Das Reisefieber steigt
MONTAG, 15. Juli, ein Großkampftag mit 6 Frauen im Garten. Tausend Fragen und Bemerkungen: "Sind die Deutschen perfekt. Ja, Du musstest hierher kommen, um den Canadiern zu zeigen was Unkraut ist...." Ich habe übrigens noch keine Schnecke im Gemüsegarten und noch keinen Girsch gesehen, dafür Huflattich ohne Ende. Als ich mittags dann alleine unter dem Büschen kniete, barfuß, dreckig, schwitzend, kam der Direktor vorbei, stellte mich einem anderen Mann als deutsche Freundin vor, umarmte mich wieder väterlich und wünschte mir, dass der Segen meines Einsatzes wieder auf mich fällt. Das hat mich neu motiviert, und den Wunsch beziehe ich gleich auf meine weite Reise. Die 44 Busstunden nach Whitehorse sind nötig, weil es keine senkrechte Straße gibt, es geht lange durch die Rockies, dann weit nach Nordost und schließlich nach nordwest zurück. Wer es auf der Karte verfolgen will: Vancouver - Prince George - Dawson Creek - Fort Nelson - Whitehorse. An jeder der Stationen ist 3 Stunden Aufenthalt, zum Reinigen der Busse, Beine vertreten oder Essen. Ich komme um 4.30 morgens an. Da kann ich gleich eine Stadtbesichtigung vor dem Frühstück machen. Für Alaska habe ich auch Pläne, aber das ist noch nicht spruchreif. Mal sehen, ob ich schon einen ähnlichen Spinner im Bus finden werde. :-) Übrigens habe ich gestern erst bemerkt, dass ich im Bett durch das kleine Fenster im Wohnwagendach die Sterne sehen kann. Toll, ich darf nicht so schnell die Augen zu machen.

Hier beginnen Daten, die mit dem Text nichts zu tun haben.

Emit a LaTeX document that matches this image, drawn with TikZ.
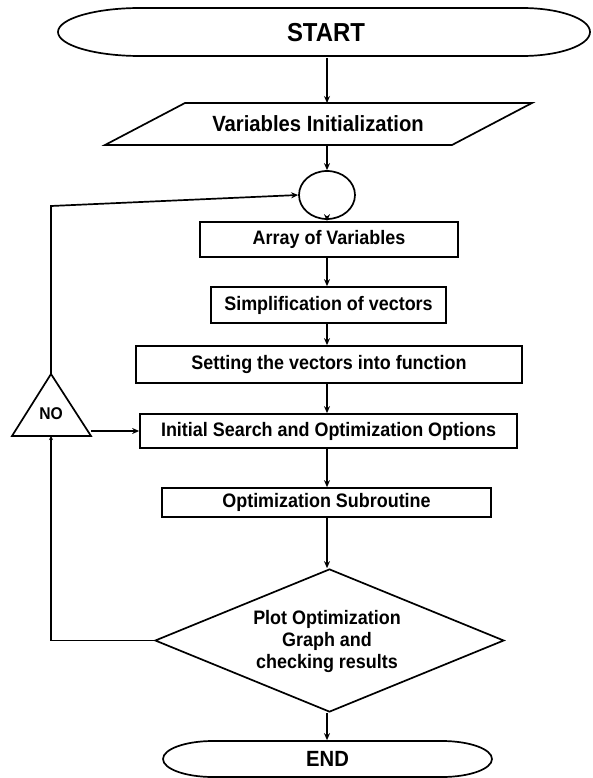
\documentclass[tikz,border=0pt]{standalone}
\usepackage{fontspec}
\setmainfont[FakeStretch=0.92]{Liberation Sans}
\usetikzlibrary{arrows.meta,shapes.geometric}
\begin{document}
\begin{tikzpicture}[x=1pt,y=-1pt,
  line width=1.7pt,
  every node/.style={font=\bfseries\fontsize{19.5}{22}\selectfont, inner sep=0pt, align=center},
  stepbox/.style={draw, rectangle, line width=1.7pt},
  arr/.style={-{Stealth[length=7pt,width=6pt]}},
]
\useasboundingbox (0,0) rectangle (592,778);

% START (elongated oval)
\draw (140,8) -- (522,8) .. controls (559.6,8) and (590,18.75) .. (590,32)
  .. controls (590,45.25) and (559.6,56) .. (522,56) -- (140,56)
  .. controls (94.7,56) and (58,45.25) .. (58,32)
  .. controls (58,18.75) and (94.7,8) .. cycle;
\node[minimum width=532pt, minimum height=48pt, font=\bfseries\fontsize{26}{28}\selectfont] (start) at (326,33) {START};

% Variables Initialization (parallelogram)
\draw (185,103) -- (532,103) -- (452,145) -- (105,145) -- cycle;
\node[minimum width=200pt, minimum height=42pt, font=\bfseries\fontsize{22}{24}\selectfont] (vinit) at (318,124) {Variables Initialization};
\coordinate (vtop) at (327,103);
\coordinate (vbot) at (327,145);

% connector circle
\node[draw, ellipse, minimum width=56pt, minimum height=48pt] (circ) at (327,195) {};

% boxes
\node[stepbox, minimum width=258pt, minimum height=35pt] (arrv) at (329,239.5) {Array of Variables};
\node[stepbox, minimum width=235pt, minimum height=36pt] (simp) at (328.5,305) {Simplification of vectors};
\node[stepbox, minimum width=386pt, minimum height=37pt] (sett) at (329,364.5) {Setting the vectors into function};
\node[stepbox, minimum width=377pt, minimum height=34pt] (init) at (328.5,431) {Initial Search and Optimization Options};
\node[stepbox, minimum width=329pt, minimum height=29pt] (osub) at (326.5,502.5) {Optimization Subroutine};

% decision diamond
\node[draw, diamond, minimum width=349pt, minimum height=143pt, aspect=2.44, inner sep=0pt] (dec) at (329.5,640.5) {};
\node (dectxt) at (327,641) {Plot Optimization\\Graph and\\checking results};

% END (oval)
\draw (213,741) -- (442,741) .. controls (469.6,741) and (492,749.1) .. (492,759)
  .. controls (492,768.9) and (469.6,777) .. (442,777) -- (213,777)
  .. controls (185.4,777) and (163,768.9) .. (163,759)
  .. controls (163,749.1) and (185.4,741) .. cycle;
\node[minimum width=329pt, minimum height=36pt, font=\bfseries\fontsize{22}{24}\selectfont] (endn) at (327.5,759) {END};

% NO triangle
\draw (51,374) -- (91,436) -- (12,436) -- cycle;
\node[font=\bfseries\fontsize{17}{19}\selectfont] (no) at (51,414) {NO};
\coordinate (triapex) at (51,374);
\coordinate (tribase) at (51,436);
\coordinate (triright) at (91,431);

% main flow
\draw[arr] (start.south -| vtop) -- (vtop);
\draw[arr] (vbot) -- (circ.north);
\draw[arr] (circ.south) -- (arrv.north -| circ.south);
\draw[arr] (arrv.south -| circ.south) -- (simp.north -| circ.south);
\draw[arr] (simp.south -| circ.south) -- (sett.north -| circ.south);
\draw[arr] (sett.south -| circ.south) -- (init.north -| circ.south);
\draw[arr] (init.south -| circ.south) -- (osub.north -| circ.south);
\draw[arr] (osub.south -| circ.south) -- (dec.north -| circ.south);
\draw[arr] (dec.south -| circ.south) -- (endn.north -| circ.south);

% loop back
\coordinate (lc) at (51,206);
\coordinate (dl) at (51,640.5);
\draw[arr] (triapex) -- (lc) -- (circ.west);
\draw[arr] (triright) -- (init.west);
\draw[-{Stealth[length=4pt,width=4pt]}] (dec.west) -- (dl) -- (tribase);
\end{tikzpicture}
\end{document}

WOCHENDE, mein vorläufig letztes hier. Ich habe Euch nicht vergessen, aber es wiederholt sich vieles: Jäten, Ernten, Kochen, Tagesablauf mit den Frauen, gefordert und gelobt werden, Fahrten, nach Worten suchen usw. Heute fühlte ich mich ganz wie im Kinderheim. Eine 19-Jährige sollte ihr Zimmer, bzw. Saustall aufräumen. Nach Tagen habe ich jetzt meine Methode angewandt. Nach Weinen und Toben arbeiteten wir Hand in Hand - 5 Waschmaschinen. Am Abend war sie total dankbar. Ja, es war wie jahrelang mit Dir, Bianca und so manchen von Euch. Im meeting sagte dann einer der wenigen Männer hier, ich hätte das Herz von Mutter Theresa. Auch das war im Heim oft mein Steckbrief, ich habe mich eben nicht verändert. Hier ein kleiner Blumengruß, eines der ca. 7 Beete unter meiner Pflege. Ihr seht meinen Schatten und die Barfußspuren.

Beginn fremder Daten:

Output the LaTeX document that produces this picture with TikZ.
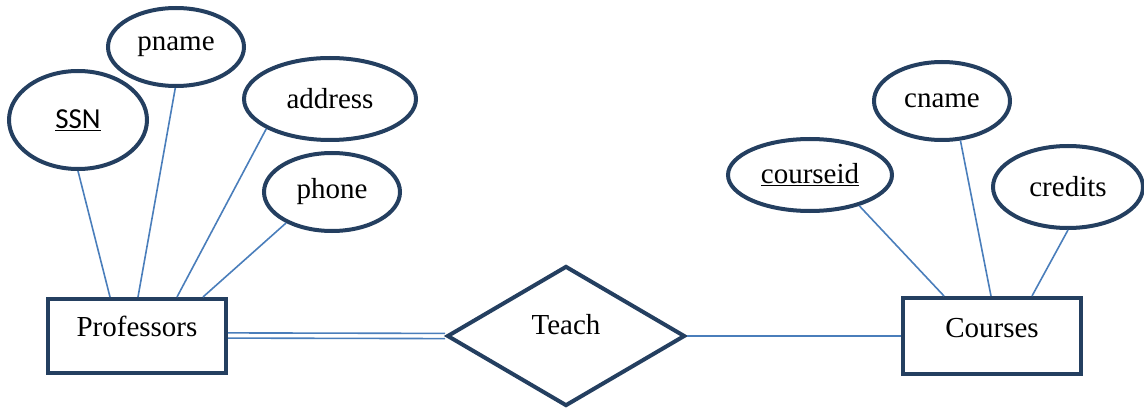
\documentclass[tikz,border=0pt]{standalone}
\usepackage{fontspec}
\setmainfont{Liberation Serif}
\newfontfamily\calib{Carlito}
\usetikzlibrary{shapes.geometric}
\definecolor{erdark}{HTML}{243F60}
\definecolor{erline}{HTML}{4A7EBB}
\tikzset{
  attr/.style={ellipse, draw=erdark, line width=4pt, fill=white, inner sep=0pt, font=\fontsize{29}{31}\selectfont},
  entity/.style={rectangle, draw=erdark, line width=4pt, fill=white, inner sep=0pt, text height=0pt, text depth=0pt, font=\fontsize{29}{31}\selectfont},
  rel/.style={diamond, draw=erdark, line width=4pt, fill=white, inner sep=0pt, text height=0pt, text depth=0pt, font=\fontsize{29}{31}\selectfont},
  conn/.style={draw=erline, line width=1.6pt},
}
\begin{document}
\begin{tikzpicture}[x=1pt,y=-1pt]
\useasboundingbox (0,0) rectangle (1144,409);
% entities and relationship
\node[entity, minimum width=178pt, minimum height=74pt] (prof) at (137,335.5) {\raisebox{-1pt}{Professors}};
\node[entity, minimum width=178pt, minimum height=76pt] (cour) at (992,336) {\raisebox{-1pt}{Courses}};
\node[rel, minimum width=238pt, minimum height=140pt] (teach) at (566,336) {\raisebox{2pt}{Teach}};
% attribute connector end points
\coordinate (p1) at (110,297);
\coordinate (p2) at (138,297);
\coordinate (p3) at (177,297);
\coordinate (p4) at (203,297);
\coordinate (c1) at (944,296);
\coordinate (c2) at (991,296);
\coordinate (c3) at (1032,296);
% attributes
\node[attr, minimum width=138pt, minimum height=98pt] (ssn) at (78,120) {\calib\underline{SSN}};
\node[attr, minimum width=136pt, minimum height=78pt] (pname) at (176,47) {pname};
\node[attr, minimum width=172pt, minimum height=82pt] (addr) at (330,99) {address};
\node[attr, minimum width=136pt, minimum height=78pt] (phone) at (332,192) {phone};
\node[attr, minimum width=164pt, minimum height=72pt] (cid) at (810,175) {\underline{courseid}};
\node[attr, minimum width=136pt, minimum height=78pt] (cname) at (942,101) {cname};
\node[attr, minimum width=150pt, minimum height=82pt] (cred) at (1068,187) {credits};
% connectors
\draw[conn] (ssn.south) -- (p1);
\draw[conn] (pname.-91) -- (p2);
\draw[conn] (addr.-155) -- (p3);
\draw[conn] (phone.-146) -- (p4);
\draw[conn] (cid.-32) -- (c1);
\draw[conn] (cname.-65) -- (c2);
\draw[conn] (cred.-90) -- (c3);
\draw[conn] ([yshift=2.6pt]prof.east) -- ([yshift=2.6pt]teach.west);
\draw[conn] ([yshift=-2.6pt]prof.east) -- ([yshift=-2.6pt]teach.west);
\draw[conn] (teach.east) -- (cour.west);
\end{tikzpicture}
\end{document}
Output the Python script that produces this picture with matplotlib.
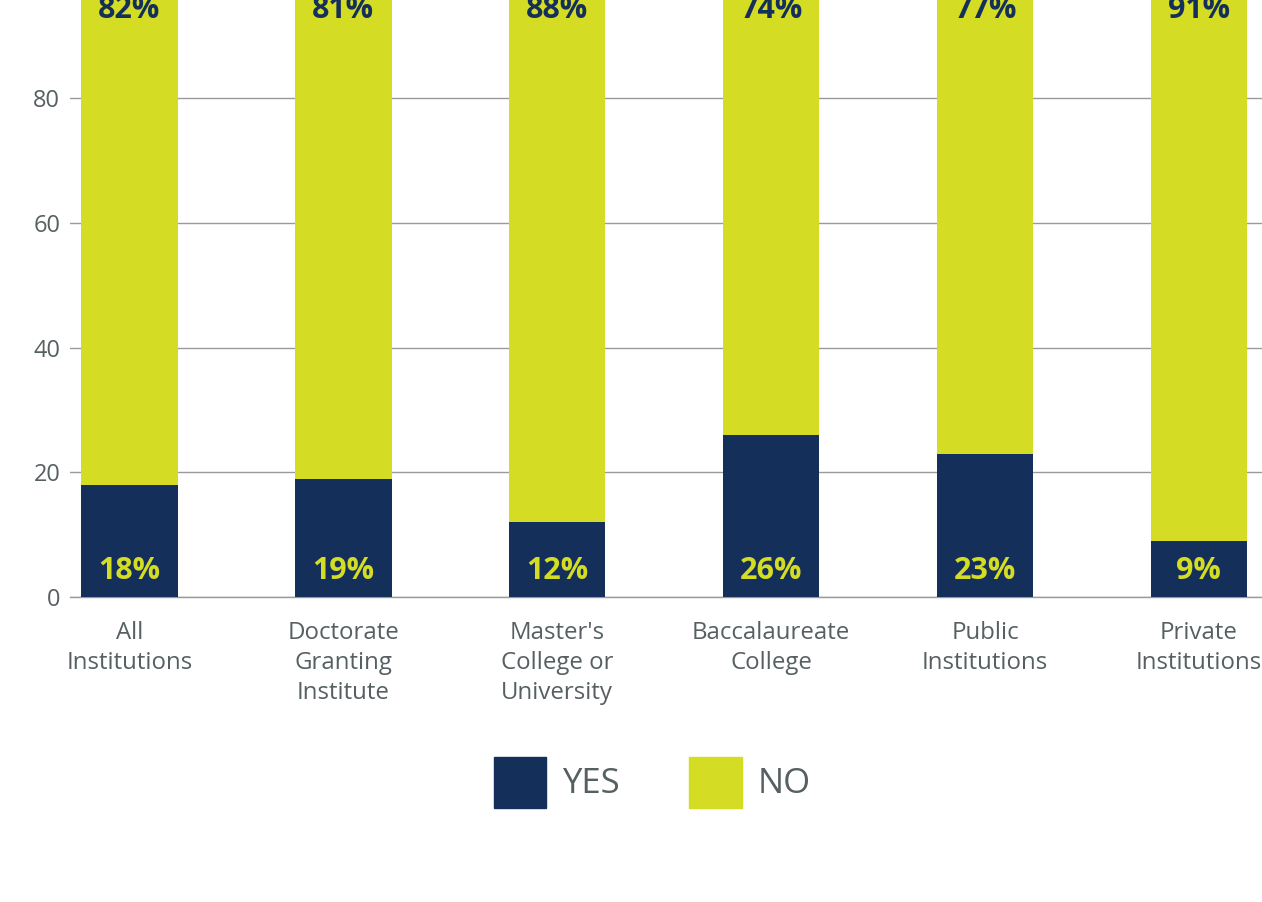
import matplotlib
matplotlib.use('Agg')
import matplotlib.pyplot as plt
from matplotlib.patches import Patch

plt.rcParams['font.family'] = ['Open Sans', 'DejaVu Sans']

categories = ['All\nInstitutions', 'Doctorate\nGranting\nInstitute',
              "Master's\nCollege or\nUniversity", 'Baccalaureate\nCollege',
              'Public\nInstitutions', 'Private\nInstitutions']
yes_vals = [18, 19, 12, 26, 23, 9]
no_vals = [82, 81, 88, 74, 77, 91]

navy = '#14305a'
lime = '#d4dc24'
grey_text = '#566062'

fig = plt.figure(figsize=(12.62, 9.02), dpi=100)
# axes run past the top and right edges of the canvas
ax = fig.add_axes([0.0555, 0.3381, 0.9445, 0.6916])

x = list(range(len(categories)))
ax.bar(x, yes_vals, width=0.45, color=navy, zorder=3)
ax.bar(x, no_vals, width=0.45, bottom=yes_vals, color=lime, zorder=3)

for i in x:
    ax.text(i, 2.84, f'{yes_vals[i]}%', ha='center', va='baseline',
            fontsize=22, fontweight='bold', color=lime, zorder=4)
    ax.text(i, 92.8, f'{no_vals[i]}%', ha='center', va='baseline',
            fontsize=22, fontweight='bold', color=navy, zorder=4)

ax.set_xlim(-0.278, 5.295)
ax.set_ylim(0, 100)
ax.set_yticks([0, 20, 40, 60, 80, 100])
ax.set_xticks(x)
ax.set_xticklabels(categories, fontsize=17.3, color=grey_text, linespacing=1.33)
ax.tick_params(axis='y', labelsize=17, labelcolor=grey_text, length=0, pad=7)
ax.tick_params(axis='x', length=0, pad=17)
ax.grid(axis='y', color='#9a9a9a', linewidth=1, zorder=0)
for side in ['top', 'right', 'left']:
    ax.spines[side].set_visible(False)
ax.spines['bottom'].set_color('#9a9a9a')
ax.spines['bottom'].set_linewidth(1)

handles = [Patch(color=navy, label='YES'), Patch(color=lime, label='NO')]
leg = fig.legend(handles=handles, loc='center', bbox_to_anchor=(0.517, 0.133),
                 ncol=2, frameon=False, fontsize=25, handlelength=1.5,
                 handleheight=1.88, handletextpad=0.46, columnspacing=2.0,
                 borderpad=0)
for t in leg.get_texts():
    t.set_color(grey_text)

fig.savefig('out.png', dpi=100)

SONNTAG mit vielen Begegnungen. Nach dem Gottesdienst sprachen wieder viele Deutschstämmige mit mir. Ein Mann erklärte mir seine lange Flucht aus Russland und den Tod seines Vaters im KZ. Wir hatten ja die Einladung bei der über 80-Jährigen, es gab so richtig deutsches Essen. Sie lebt in einem größeren Gartenhäuschen, urgemütlich mit vielen deutschen Andenken, z. B. einer großen Kuckucksuhr. Wenn man hier von Kirche zu Kirche geht, kommt man fast ohne Englisch zurecht. Mittags wurde mir eine Weihnachtsbaumfarm gezeigt. 12000 Tannenbäume jeder Größe. Im Dezember kommen über 1000 Kunden, 500 Bäume sind zum Verkauf fertig, jeder Kunde sägt seinen Baum selbst ab. Hier im Süden leben viele Menschen, aber schon 5 km nördlich keine Menschenseele mehr. Ich werde bei meiner Fahrt außer in den kleinen Städten unseres Aufenthaltes nur Bären und Wölfe sehen. Das Land muss unvorstellbar riesig, mit unzähligen Bergen und Wäldern ausgefüllt und nur auf einsamen Straßen passierbar sein. Nun habe ich so richtig Lampenfieber. Mir wurde auch gesagt, dass ich nur selten ins Netz kann. Ihr hört also auf jeden Fall an den vielen Fahrtagen nichts von mir. Glaubt einfach, dass es mir gut geht und dass ich vieles zu berichten haben werde. Heute ist ein pausbackiger Vollmond vor meinem Camper, ich werde ihn noch ein bisschen genießen. :-)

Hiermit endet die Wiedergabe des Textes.